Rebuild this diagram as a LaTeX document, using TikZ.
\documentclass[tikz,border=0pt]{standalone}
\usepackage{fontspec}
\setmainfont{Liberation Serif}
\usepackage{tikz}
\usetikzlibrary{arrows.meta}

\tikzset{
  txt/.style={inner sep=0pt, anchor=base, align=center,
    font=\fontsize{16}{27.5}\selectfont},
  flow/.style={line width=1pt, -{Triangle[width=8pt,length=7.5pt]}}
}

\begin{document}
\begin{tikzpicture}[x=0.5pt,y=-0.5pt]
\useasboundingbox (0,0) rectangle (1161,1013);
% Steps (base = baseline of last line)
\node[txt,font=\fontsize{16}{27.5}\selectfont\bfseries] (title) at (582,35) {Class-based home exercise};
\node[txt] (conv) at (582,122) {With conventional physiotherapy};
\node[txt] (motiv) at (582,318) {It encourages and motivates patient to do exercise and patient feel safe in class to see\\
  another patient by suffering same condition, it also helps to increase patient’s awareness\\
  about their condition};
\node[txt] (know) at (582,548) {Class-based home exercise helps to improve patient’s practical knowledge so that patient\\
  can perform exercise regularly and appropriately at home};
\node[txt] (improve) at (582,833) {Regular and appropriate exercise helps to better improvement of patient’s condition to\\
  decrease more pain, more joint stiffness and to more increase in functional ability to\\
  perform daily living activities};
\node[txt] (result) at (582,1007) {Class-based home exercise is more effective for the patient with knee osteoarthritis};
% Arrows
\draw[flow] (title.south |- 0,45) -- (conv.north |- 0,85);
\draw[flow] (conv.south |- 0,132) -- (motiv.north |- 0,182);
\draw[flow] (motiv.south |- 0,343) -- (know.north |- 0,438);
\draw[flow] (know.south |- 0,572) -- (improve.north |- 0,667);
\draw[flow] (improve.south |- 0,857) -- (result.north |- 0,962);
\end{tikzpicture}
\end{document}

* * *

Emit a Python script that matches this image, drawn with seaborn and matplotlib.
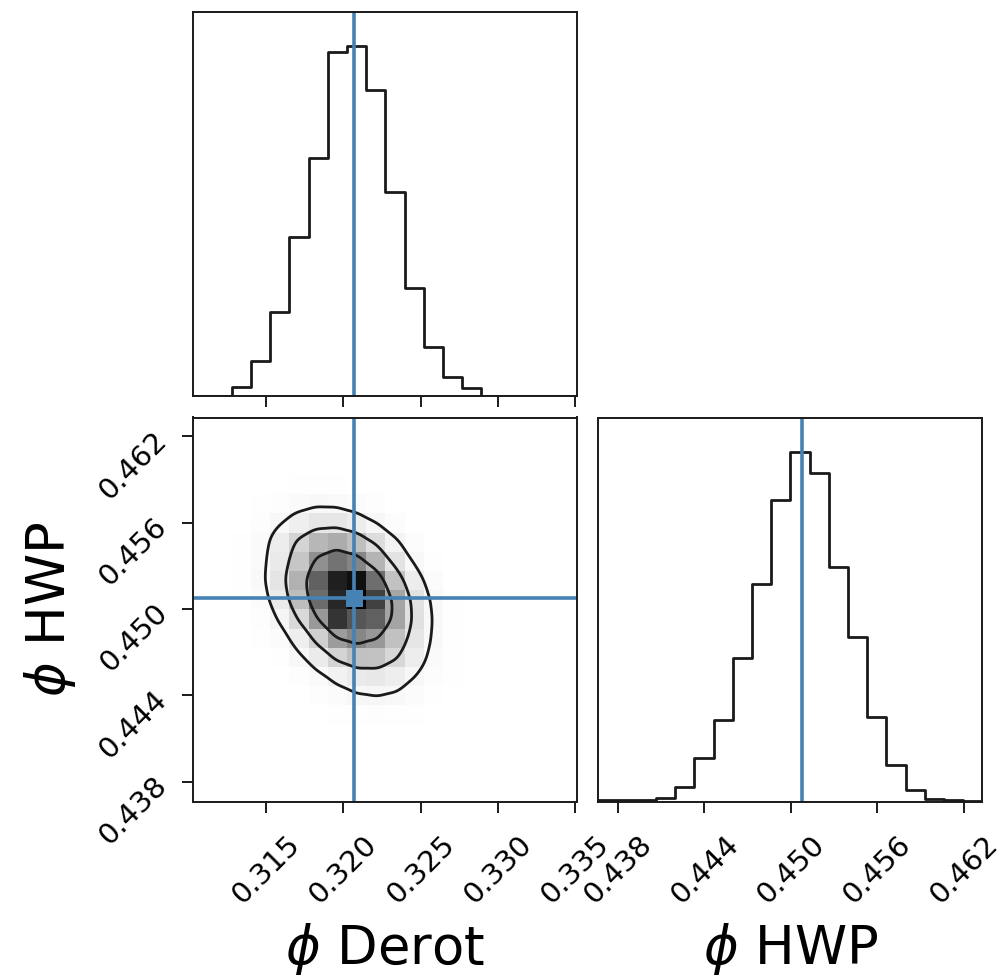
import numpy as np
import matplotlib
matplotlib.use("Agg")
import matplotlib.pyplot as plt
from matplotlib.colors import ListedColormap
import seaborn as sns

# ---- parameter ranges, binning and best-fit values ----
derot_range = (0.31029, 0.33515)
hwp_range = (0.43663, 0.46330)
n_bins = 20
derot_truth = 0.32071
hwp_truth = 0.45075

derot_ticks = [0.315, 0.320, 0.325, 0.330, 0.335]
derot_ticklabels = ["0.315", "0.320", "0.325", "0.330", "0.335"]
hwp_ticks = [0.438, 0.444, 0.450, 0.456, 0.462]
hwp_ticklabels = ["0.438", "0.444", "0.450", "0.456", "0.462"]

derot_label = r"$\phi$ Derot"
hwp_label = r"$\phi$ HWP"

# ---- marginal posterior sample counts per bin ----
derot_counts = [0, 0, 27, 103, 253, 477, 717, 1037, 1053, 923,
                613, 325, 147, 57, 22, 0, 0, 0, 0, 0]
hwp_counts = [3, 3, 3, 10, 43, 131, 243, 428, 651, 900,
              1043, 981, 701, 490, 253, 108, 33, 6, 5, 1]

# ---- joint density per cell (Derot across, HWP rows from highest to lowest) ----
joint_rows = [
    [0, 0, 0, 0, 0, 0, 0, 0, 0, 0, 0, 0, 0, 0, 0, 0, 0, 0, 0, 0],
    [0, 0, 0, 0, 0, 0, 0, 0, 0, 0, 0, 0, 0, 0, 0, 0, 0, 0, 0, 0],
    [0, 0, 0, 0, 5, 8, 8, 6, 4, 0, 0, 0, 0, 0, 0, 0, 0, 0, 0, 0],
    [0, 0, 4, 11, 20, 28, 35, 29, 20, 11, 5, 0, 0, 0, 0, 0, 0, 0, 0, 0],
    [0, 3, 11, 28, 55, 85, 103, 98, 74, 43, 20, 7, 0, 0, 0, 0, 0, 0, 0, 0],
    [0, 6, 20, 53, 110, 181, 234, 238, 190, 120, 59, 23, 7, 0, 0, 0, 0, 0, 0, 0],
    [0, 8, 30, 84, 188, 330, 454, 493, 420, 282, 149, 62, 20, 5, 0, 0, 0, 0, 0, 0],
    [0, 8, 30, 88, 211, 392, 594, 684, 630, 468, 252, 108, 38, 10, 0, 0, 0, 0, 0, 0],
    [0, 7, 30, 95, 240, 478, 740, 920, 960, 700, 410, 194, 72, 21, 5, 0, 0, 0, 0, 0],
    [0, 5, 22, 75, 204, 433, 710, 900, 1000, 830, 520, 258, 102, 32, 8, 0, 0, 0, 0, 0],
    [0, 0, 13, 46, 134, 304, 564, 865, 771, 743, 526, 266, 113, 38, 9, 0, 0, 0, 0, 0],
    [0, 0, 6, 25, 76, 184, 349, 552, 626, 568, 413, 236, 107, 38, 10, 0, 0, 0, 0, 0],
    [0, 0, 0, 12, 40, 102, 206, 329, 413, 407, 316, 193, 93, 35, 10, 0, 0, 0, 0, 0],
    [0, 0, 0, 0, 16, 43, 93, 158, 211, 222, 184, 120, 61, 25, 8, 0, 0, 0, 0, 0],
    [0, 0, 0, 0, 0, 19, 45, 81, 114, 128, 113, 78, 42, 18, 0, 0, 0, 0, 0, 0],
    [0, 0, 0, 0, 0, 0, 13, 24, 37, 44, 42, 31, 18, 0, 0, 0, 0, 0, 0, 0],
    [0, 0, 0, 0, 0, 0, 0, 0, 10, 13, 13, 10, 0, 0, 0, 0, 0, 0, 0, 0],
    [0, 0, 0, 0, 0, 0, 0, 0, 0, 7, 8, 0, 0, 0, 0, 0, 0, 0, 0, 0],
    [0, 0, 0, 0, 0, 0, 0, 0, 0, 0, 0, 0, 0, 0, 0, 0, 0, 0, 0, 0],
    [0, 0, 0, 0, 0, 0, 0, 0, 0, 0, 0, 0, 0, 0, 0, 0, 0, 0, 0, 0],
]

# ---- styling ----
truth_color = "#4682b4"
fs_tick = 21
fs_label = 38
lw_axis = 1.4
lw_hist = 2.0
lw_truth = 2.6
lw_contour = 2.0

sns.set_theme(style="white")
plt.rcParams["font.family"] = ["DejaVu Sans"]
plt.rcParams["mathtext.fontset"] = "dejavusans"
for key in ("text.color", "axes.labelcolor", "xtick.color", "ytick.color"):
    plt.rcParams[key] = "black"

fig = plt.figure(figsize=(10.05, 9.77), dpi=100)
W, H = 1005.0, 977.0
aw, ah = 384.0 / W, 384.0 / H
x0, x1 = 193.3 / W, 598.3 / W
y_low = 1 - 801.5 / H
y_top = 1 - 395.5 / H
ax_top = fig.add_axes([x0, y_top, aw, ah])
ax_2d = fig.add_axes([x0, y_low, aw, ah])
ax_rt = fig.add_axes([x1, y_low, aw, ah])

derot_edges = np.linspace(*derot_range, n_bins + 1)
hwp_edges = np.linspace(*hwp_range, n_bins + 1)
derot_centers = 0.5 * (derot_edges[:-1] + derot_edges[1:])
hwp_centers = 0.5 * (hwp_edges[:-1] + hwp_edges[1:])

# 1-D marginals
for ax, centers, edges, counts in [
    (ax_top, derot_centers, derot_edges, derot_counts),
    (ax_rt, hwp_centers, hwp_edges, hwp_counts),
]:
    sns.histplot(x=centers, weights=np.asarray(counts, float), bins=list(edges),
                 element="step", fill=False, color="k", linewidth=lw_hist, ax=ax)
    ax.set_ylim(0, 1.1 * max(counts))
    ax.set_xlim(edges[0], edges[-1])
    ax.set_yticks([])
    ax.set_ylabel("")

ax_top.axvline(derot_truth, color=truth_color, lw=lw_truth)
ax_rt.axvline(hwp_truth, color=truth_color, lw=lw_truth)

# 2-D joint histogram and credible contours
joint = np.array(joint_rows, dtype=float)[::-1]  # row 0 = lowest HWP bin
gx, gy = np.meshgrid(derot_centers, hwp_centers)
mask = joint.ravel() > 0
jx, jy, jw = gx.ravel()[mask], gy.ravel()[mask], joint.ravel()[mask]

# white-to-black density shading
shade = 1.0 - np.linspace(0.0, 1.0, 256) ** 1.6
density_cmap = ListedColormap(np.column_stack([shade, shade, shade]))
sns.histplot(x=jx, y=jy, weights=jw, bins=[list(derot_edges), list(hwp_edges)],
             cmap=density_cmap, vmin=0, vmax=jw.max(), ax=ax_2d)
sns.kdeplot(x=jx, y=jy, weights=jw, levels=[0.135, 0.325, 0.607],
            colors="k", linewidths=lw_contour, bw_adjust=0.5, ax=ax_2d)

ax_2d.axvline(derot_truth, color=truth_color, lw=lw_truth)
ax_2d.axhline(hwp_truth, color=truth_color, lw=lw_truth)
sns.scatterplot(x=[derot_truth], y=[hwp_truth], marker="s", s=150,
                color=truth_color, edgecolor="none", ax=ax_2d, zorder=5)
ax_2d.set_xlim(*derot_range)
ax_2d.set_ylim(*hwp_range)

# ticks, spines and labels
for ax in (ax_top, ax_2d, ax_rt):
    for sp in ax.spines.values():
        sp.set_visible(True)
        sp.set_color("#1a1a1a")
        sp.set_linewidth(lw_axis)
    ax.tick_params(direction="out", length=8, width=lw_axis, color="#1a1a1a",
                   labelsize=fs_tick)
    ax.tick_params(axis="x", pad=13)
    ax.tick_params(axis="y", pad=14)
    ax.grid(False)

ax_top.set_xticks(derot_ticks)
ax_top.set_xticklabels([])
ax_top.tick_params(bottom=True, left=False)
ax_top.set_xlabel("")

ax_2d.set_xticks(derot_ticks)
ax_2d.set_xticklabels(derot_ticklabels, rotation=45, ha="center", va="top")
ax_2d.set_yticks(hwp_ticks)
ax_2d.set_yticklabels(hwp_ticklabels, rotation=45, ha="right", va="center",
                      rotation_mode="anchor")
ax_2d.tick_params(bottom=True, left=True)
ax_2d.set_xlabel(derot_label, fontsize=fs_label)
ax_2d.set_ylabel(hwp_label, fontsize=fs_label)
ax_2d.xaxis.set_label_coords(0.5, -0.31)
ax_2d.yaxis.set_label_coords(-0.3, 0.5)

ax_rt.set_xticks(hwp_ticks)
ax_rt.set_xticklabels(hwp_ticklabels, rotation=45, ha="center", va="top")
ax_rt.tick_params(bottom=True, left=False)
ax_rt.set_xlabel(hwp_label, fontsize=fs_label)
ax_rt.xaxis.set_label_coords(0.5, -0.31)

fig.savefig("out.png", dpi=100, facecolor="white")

• _Exercise description_
Could you quote, word for word, only the lines from the one containing "Emit a Python" through the one containing "1043, 981, 701, 490, 253, 108, 33, 6, 5, 1]", both included, and leave out any pictures?

• _The completed task_
Emit a Python script that matches this image, drawn with seaborn and matplotlib.
import numpy as np
import matplotlib
matplotlib.use("Agg")
import matplotlib.pyplot as plt
from matplotlib.colors import ListedColormap
import seaborn as sns

# ---- parameter ranges, binning and best-fit values ----
derot_range = (0.31029, 0.33515)
hwp_range = (0.43663, 0.46330)
n_bins = 20
derot_truth = 0.32071
hwp_truth = 0.45075

derot_ticks = [0.315, 0.320, 0.325, 0.330, 0.335]
derot_ticklabels = ["0.315", "0.320", "0.325", "0.330", "0.335"]
hwp_ticks = [0.438, 0.444, 0.450, 0.456, 0.462]
hwp_ticklabels = ["0.438", "0.444", "0.450", "0.456", "0.462"]

derot_label = r"$\phi$ Derot"
hwp_label = r"$\phi$ HWP"

# ---- marginal posterior sample counts per bin ----
derot_counts = [0, 0, 27, 103, 253, 477, 717, 1037, 1053, 923,
                613, 325, 147, 57, 22, 0, 0, 0, 0, 0]
hwp_counts = [3, 3, 3, 10, 43, 131, 243, 428, 651, 900,
              1043, 981, 701, 490, 253, 108, 33, 6, 5, 1]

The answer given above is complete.